Faced with this litany of obstacles, you might think that Eggan’s lab represents another variation on the theme of delay. But that would underestimate the scientific ingenuity in solving problems. On the same day last January that conservatives in the House of Representatives tried unsuccessfully to criminalize the very experiments Eggan wants to do, he tapped his fingers on a thick manuscript sitting on his desk. “This is going out tomorrow,” he said, of a paper that ultimately made the cover of Nature last June. Its news was outlined, in schematic form, on the huge whiteboard in Eggan’s office. The drawing depicted a stunningly unexpected way to create embryonic stem cells—without using or needing an unfertilized egg.
“Everyone thinks we need oocytes to do somatic cell nuclear transfer,” Eggan said. Biologists have assumed that an adult cell could be “reprogrammed”—that is, cloned—only by an egg cell.
But Eggan and his colleagues went on to perform experiments suggesting that the mysterious elixir responsible for reprogramming was not geographically static but instead moved around inside the cell, depending on the phase of cell division. It tended to be sequestered in the nucleus but migrated out into the cell’s gelatinous exurbs, or cytoplasm, when the cell was about to divide. “Maybe at the one-cell or two-cell stage,” Eggan and his colleagues reasoned, “there’s still some of that stuff in there. . . .” And if they picked the right moment of cell division, when these powerful reprogramming factors were still floating around in the periphery of the cell, they might be able to use drugs to temporarily freeze the cell in the middle of division, stick in the needle of a micromanipulator to suck out the embryonic DNA, squirt in DNA from an adult animal, and then kick-start the process of reprogramming—hours, perhaps even days after an egg had been fertilized.
That is exactly what the team has demonstrated in mice, creating cloned animals from a fertilized egg. “You can [both] clone animals and make embryonic stem cell lines using this technique,” said Eggan, who is now testing the technique—nonpresidentially, of course—in human cells.
Eggan paused to write a number on the whiteboard: 90,000. “There are 90,000 IVF procedures every year in the United States,” he said. “Let’s say there are, conservatively, five oocytes from each cycle.
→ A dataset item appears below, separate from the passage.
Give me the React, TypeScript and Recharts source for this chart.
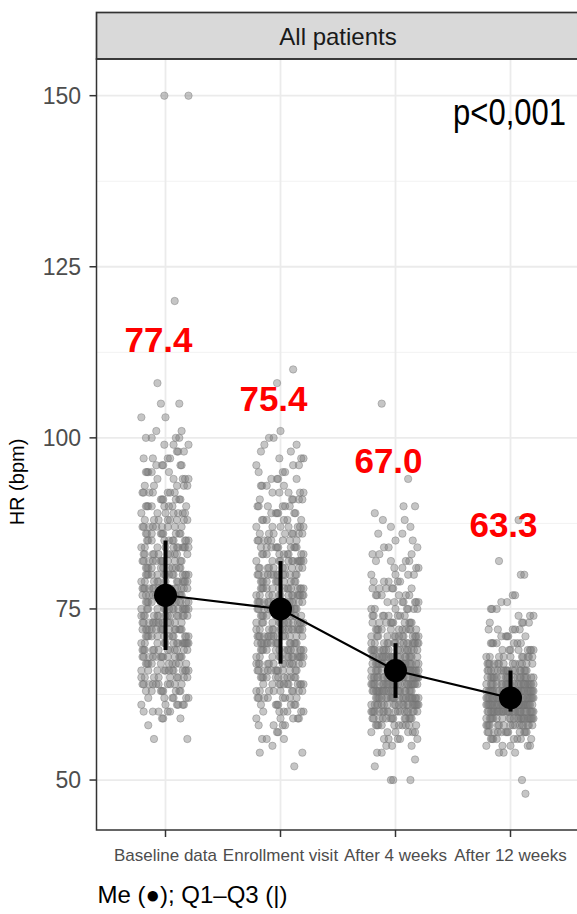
import React from 'react';
import { ComposedChart, Scatter, Line, XAxis, YAxis, ReferenceLine } from 'recharts';

const groups = ['Baseline data', 'Enrollment visit', 'After 4 weeks', 'After 12 weeks'];
const medians = [77, 75, 66, 62];
const q1 = [69, 67, 62, 60];
const q3 = [85, 82, 70, 66];
const meanText = ['77.4', '75.4', '67.0', '63.3'];
const meanLabelAt = [112.5, 103.9, 94.9, 85.5];
const yTicks = [50, 75, 100, 125, 150];
const yMinor = [62.5, 87.5, 112.5, 137.5];

// patients per whole bpm, counted from hrFrom[g]
const hrFrom = [56, 52, 50, 54];
const baselineCounts = [2, 0, 1, 3, 5, 6, 6, 8, 10, 9, 12, 10, 13, 12, 14, 12, 15, 13, 14, 15, 14, 13, 14, 12, 14, 11, 12, 10, 11, 10, 9, 9, 8, 7, 8, 6, 7, 5, 5, 5, 5, 4, 3, 3, 4, 2];
const enrollmentCounts = [1, 0, 2, 1, 3, 2, 4, 5, 6, 7, 8, 9, 11, 11, 12, 13, 14, 14, 15, 14, 15, 14, 13, 15, 14, 14, 14, 11, 13, 10, 12, 9, 10, 8, 8, 7, 6, 6, 6, 5, 5, 4, 4, 3, 3, 3, 2, 2, 2, 1];
const week4Counts = [3, 0, 1, 1, 2, 3, 5, 6, 10, 13, 18, 20, 22, 22, 24, 24, 24, 22, 20, 17, 16, 13, 11, 10, 8, 7, 7, 6, 6, 5, 4, 4, 4, 3, 3, 2, 2, 2, 2, 1, 2];
const week12Counts = [3, 5, 8, 12, 16, 22, 30, 32, 32, 28, 24, 20, 17, 13, 10, 8, 7, 5, 5, 4, 3, 3, 2, 2];
const outliers = [
  [103, 103, 105, 105, 108, 120, 150, 150],
  [108, 110],
  [94, 105],
  [48, 50, 80, 80, 82, 88],
];
// horizontal jitter (category units)
const jitter = [-0.19, 0.07, -0.03, 0.16, -0.12, 0.02, 0.2, -0.08, 0.11, -0.17, 0.04, -0.01, 0.14, -0.21, 0.09, -0.06, 0.18, -0.14, 0.0, 0.12, -0.1, 0.06, -0.2, 0.15, -0.04, 0.19, -0.15, 0.08, -0.07, 0.13, -0.18, 0.03, -0.11, 0.17, -0.02, 0.1, -0.16];

const countSets = [baselineCounts, enrollmentCounts, week4Counts, week12Counts];
const points: { x: number; y: number }[] = [];
countSets.forEach((counts, g) => {
  const vals: number[] = [];
  counts.forEach((n, i) => {
    for (let k = 0; k < n; k++) vals.push(hrFrom[g] + i);
  });
  outliers[g].forEach(v => vals.push(v));
  const seen: Record<number, number> = {};
  vals.forEach(h => {
    const k = seen[h] ?? 0;
    seen[h] = k + 1;
    points.push({ x: g + 1 + jitter[(k * 5 + h * 3 + g * 11) % jitter.length], y: h });
  });
});

const medData = groups.map((_, i) => ({ x: i + 1, y: medians[i] }));
const iqrData = groups.map((_, i) => [{ x: i + 1, y: q1[i] }, { x: i + 1, y: q3[i] }]);
const labelData = groups.map((_, i) => ({ x: i + 1, y: meanLabelAt[i], t: meanText[i] }));

const FONT = '"Liberation Sans", Arial, sans-serif';
const W = 600, H = 914;

const dot = (p: any) => (
  <circle cx={p.cx} cy={p.cy} r={3.7} fill="#7a7a7a" fillOpacity={0.44} stroke="#737373" strokeOpacity={0.45} strokeWidth={0.9} />
);
const bigDot = (p: any) => <circle cx={p.cx} cy={p.cy} r={11.5} fill="#000" />;
const meanLabel = (p: any) => (
  <text x={p.cx - 7} y={p.cy} textAnchor="middle" fill="#ff0000" fontSize={35} fontWeight="bold" fontFamily={FONT}>
    {p.payload.t}
  </text>
);

export default function App() {
  return (
    <div style={{ position: 'fixed', left: 0, top: 0, width: 577, height: 914, overflow: 'hidden', background: '#fff' }}>
      <ComposedChart width={W} height={H} data={medData} margin={{ top: 59, left: 36.5, right: 20.5, bottom: 44 }}>
        {yMinor.map(v => <ReferenceLine key={'m' + v} y={v} stroke="#f2f2f2" strokeWidth={1} zIndex={-100} />)}
        {yTicks.map(v => <ReferenceLine key={'h' + v} y={v} stroke="#ebebeb" strokeWidth={1.8} zIndex={-100} />)}
        {groups.map((_, i) => <ReferenceLine key={'v' + i} x={i + 1} stroke="#ebebeb" strokeWidth={1.8} zIndex={-100} />)}
        <XAxis type="number" dataKey="x" domain={[0.4, 4.6]} ticks={[1, 2, 3, 4]} allowDataOverflow
          tickFormatter={(v: number) => groups[v - 1]} axisLine={false} tickSize={7} tickMargin={12}
          tickLine={{ stroke: '#333', strokeWidth: 1.5 }} height={40} interval={0}
          tick={{ fill: '#4d4d4d', fontSize: 17, fontFamily: FONT }} />
        <YAxis type="number" domain={[42.7, 155.36]} ticks={yTicks} allowDataOverflow axisLine={false}
          tickSize={7} tickMargin={8.5} width={60} tickLine={{ stroke: '#333', strokeWidth: 1.5 }}
          tick={{ fill: '#4d4d4d', fontSize: 23, fontFamily: FONT }} />
        <Scatter data={points} dataKey="y" shape={dot} isAnimationActive={false} zIndex={50} />
        <Line data={medData} dataKey="y" stroke="#000" strokeWidth={2.2} dot={false} isAnimationActive={false} zIndex={700} />
        {iqrData.map((d, i) => (
          <Line key={'iqr' + i} data={d} dataKey="y" stroke="#000" strokeWidth={4} dot={false} isAnimationActive={false} zIndex={700} />
        ))}
        <Scatter data={medData} dataKey="y" shape={bigDot} isAnimationActive={false} zIndex={800} />
        <Scatter data={labelData} dataKey="y" shape={meanLabel} isAnimationActive={false} zIndex={900} />
      </ComposedChart>
      <svg width={577} height={914} style={{ position: 'absolute', left: 0, top: 0, pointerEvents: 'none' }}>
        <rect x={96.5} y={12.5} width={483} height={46.5} fill="#d9d9d9" stroke="#333" strokeWidth={1.7} />
        <rect x={96.5} y={59} width={483} height={771} fill="none" stroke="#333" strokeWidth={1.5} />
        <text x={338} y={45} textAnchor="middle" fontSize={24} fill="#1a1a1a" fontFamily={FONT}>All patients</text>
        <text transform="translate(566,125) scale(1,1.18)" textAnchor="end" fontSize={31} fill="#000" fontFamily={FONT}>p&lt;0,001</text>
        <text transform="translate(24,482) rotate(-90)" textAnchor="middle" fontSize={20} fill="#000" fontFamily={FONT}>HR (bpm)</text>
        <text x={97.5} y={903} fontSize={24} fill="#000" fontFamily={FONT}>Me (●); Q1–Q3 (|)</text>
      </svg>
    </div>
  );
}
That is maybe 450,000 eggs, right? A large proportion of those oocytes will get too much sperm. We’ll say it’s 5 percent.” He then paused to write another number on the board: 20,000. In IVF clinics, these overfertilized eggs are routinely culled after inspection and thrown away; their chromosomal irregularities make them unsuitable for implantation. “That’s like between 20,000 and 25,000 eggs that get thrown away in the U.S. every year at that stage,” Eggan continued. “They have abnormal numbers of chromosomes, and they would develop abnormally, and so you can’t use them. Even God doesn’t want these. But our method would allow them to be used. Twenty-five thousand eggs every year . . . ”
Each one, formerly doomed to be tossed away as medical waste, could be used to clone embryonic stem cells that might tell stories about common diseases and how they get started. As he headed out the door of the lab that day, Eggan barely contained his excitement. “It could,” he said, “change everything.”
That phrase, lamentably, has been used repeatedly during the six-year debate on alternative strategies. But it was nice, for a change, to hear it not from a politician or a pundit but from a scientist actually doing stem cell research.